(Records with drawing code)
* * * * *
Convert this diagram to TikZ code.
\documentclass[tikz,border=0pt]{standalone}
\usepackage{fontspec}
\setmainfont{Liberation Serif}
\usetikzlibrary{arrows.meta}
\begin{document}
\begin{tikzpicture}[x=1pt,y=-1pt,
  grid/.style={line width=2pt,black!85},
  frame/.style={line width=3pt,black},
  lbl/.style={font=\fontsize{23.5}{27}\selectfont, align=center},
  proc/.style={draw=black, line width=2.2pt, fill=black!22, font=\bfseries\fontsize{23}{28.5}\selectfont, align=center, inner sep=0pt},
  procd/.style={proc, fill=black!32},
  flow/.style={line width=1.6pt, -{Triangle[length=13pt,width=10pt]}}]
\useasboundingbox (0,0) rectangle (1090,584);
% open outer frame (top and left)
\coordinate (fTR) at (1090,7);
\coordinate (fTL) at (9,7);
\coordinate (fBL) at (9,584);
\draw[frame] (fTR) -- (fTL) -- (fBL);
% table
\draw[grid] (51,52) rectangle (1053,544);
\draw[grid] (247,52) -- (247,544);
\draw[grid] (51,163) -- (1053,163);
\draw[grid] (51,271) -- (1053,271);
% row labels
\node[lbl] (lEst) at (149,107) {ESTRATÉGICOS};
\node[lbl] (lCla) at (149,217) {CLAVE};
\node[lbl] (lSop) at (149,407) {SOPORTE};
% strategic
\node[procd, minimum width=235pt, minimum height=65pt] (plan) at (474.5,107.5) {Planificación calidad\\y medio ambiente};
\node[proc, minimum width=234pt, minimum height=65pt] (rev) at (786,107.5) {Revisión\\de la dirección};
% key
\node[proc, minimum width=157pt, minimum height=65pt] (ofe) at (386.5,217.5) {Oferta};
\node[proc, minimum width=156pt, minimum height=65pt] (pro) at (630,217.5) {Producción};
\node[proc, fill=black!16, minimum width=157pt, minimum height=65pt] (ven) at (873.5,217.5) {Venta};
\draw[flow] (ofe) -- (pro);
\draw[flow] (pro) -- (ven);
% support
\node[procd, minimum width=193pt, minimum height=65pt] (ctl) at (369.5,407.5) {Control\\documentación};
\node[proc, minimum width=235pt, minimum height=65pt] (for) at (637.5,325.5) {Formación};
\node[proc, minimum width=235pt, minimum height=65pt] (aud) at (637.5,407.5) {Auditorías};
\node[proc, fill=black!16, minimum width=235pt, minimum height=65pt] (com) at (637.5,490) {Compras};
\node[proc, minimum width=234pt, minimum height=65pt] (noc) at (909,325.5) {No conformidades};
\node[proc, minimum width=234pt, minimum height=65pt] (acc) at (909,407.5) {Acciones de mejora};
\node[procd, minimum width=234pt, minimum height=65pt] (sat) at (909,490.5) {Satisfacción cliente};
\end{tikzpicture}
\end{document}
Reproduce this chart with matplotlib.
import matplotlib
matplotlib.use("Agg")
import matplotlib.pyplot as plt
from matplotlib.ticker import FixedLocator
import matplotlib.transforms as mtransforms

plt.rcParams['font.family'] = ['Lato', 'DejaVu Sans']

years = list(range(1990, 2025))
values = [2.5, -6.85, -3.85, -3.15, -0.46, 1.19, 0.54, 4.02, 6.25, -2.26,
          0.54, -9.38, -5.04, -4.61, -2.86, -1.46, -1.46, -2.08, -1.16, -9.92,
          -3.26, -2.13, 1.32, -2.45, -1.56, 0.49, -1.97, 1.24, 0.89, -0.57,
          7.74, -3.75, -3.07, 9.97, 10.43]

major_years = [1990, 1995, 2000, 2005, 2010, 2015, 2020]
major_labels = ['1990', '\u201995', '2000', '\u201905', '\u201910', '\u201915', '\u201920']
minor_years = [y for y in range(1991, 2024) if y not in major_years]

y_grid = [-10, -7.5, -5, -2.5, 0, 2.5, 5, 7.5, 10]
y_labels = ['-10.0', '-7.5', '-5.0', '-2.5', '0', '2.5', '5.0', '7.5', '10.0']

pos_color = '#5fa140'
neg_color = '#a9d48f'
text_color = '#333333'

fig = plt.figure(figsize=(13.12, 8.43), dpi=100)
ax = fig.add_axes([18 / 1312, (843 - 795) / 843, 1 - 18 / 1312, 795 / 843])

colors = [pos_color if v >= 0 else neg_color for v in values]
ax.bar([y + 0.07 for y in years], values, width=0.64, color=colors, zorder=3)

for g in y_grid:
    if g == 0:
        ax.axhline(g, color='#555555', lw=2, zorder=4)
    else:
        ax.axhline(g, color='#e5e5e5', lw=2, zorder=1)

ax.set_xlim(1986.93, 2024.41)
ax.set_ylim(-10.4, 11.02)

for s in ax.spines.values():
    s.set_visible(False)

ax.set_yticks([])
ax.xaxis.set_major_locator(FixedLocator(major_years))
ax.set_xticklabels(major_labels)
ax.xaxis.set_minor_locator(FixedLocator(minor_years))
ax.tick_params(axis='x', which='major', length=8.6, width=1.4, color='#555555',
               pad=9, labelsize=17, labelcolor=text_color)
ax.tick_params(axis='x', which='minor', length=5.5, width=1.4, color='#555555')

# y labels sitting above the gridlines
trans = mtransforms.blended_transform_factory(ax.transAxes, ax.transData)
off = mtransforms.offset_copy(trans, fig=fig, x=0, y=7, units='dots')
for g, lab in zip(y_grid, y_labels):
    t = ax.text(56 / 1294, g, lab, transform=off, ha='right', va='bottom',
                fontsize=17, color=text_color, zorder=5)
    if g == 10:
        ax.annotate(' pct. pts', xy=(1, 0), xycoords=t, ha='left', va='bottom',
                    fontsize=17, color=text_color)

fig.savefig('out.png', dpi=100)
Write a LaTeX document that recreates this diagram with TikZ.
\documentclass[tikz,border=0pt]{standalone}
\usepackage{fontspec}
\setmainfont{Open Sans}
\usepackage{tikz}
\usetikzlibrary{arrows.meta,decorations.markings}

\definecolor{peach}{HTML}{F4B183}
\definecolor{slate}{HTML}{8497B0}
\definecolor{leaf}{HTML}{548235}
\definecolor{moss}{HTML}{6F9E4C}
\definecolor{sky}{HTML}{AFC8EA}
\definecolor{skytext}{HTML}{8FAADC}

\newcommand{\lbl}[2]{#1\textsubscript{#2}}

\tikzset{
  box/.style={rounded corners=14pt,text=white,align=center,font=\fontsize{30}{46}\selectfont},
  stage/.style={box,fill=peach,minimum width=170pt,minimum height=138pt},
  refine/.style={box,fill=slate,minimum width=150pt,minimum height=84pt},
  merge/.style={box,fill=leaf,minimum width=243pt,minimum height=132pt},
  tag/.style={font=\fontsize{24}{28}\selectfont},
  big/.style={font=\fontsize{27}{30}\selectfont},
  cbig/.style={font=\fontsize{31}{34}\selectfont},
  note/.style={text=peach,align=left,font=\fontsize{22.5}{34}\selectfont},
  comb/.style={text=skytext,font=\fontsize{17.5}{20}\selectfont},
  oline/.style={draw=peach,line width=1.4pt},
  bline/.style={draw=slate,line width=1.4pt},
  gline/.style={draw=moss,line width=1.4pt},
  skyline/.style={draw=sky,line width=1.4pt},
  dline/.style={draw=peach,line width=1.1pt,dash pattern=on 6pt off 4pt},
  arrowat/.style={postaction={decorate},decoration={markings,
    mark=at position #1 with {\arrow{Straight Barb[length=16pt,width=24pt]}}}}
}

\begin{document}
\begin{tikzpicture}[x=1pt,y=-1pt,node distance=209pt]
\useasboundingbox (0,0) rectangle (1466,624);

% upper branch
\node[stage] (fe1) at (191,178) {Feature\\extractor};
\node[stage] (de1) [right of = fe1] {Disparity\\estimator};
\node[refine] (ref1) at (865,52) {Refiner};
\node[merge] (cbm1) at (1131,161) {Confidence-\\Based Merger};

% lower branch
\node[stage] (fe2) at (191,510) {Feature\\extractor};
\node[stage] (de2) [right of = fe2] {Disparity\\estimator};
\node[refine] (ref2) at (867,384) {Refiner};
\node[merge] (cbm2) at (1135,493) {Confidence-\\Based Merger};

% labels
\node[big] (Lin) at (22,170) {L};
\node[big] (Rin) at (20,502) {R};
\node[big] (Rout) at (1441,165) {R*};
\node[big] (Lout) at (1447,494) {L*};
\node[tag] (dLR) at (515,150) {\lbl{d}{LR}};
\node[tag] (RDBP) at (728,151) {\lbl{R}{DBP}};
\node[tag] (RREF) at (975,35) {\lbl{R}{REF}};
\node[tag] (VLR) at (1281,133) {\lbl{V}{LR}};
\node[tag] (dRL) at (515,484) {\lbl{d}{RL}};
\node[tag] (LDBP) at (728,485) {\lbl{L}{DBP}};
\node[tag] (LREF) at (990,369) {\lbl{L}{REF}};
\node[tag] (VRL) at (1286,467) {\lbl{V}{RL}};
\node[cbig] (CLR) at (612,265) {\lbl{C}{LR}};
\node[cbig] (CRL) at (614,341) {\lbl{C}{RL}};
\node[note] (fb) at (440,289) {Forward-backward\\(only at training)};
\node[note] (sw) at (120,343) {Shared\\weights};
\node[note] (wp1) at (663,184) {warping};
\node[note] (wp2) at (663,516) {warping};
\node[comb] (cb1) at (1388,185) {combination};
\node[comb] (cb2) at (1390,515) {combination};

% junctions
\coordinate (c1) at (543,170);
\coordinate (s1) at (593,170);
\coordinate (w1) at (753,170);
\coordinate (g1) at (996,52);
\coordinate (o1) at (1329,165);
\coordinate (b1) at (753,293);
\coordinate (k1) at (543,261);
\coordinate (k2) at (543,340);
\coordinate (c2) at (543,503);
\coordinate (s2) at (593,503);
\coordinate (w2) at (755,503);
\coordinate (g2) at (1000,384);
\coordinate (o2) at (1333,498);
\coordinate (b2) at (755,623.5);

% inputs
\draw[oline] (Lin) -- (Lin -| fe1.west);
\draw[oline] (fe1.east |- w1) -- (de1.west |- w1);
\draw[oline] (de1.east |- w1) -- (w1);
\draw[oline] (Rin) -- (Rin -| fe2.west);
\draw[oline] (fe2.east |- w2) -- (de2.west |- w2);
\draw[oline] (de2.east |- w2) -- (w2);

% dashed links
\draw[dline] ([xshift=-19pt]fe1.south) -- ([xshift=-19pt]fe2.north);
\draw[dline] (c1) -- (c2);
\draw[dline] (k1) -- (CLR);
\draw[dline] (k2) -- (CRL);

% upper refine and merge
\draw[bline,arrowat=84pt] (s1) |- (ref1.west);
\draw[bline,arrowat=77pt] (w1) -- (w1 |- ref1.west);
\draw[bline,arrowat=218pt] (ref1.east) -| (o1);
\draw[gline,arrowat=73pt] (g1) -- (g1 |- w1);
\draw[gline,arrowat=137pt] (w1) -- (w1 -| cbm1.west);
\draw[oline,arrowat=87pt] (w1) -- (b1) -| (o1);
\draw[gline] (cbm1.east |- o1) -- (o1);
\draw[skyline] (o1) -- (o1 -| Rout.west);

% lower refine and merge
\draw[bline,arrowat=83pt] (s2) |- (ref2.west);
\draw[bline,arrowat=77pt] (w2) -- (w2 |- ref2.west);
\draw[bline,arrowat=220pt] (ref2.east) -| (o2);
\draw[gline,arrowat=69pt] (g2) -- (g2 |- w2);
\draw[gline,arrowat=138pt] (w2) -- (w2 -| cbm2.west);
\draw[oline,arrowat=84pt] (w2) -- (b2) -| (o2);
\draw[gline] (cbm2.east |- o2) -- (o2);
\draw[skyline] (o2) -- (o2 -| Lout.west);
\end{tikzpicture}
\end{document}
* * * * *
#### Stated goal
Check each line of the entries for the string "diagram". Copy the lines that have it.

#### Written reply
Convert this diagram to TikZ code.
Write a LaTeX document that recreates this diagram with TikZ.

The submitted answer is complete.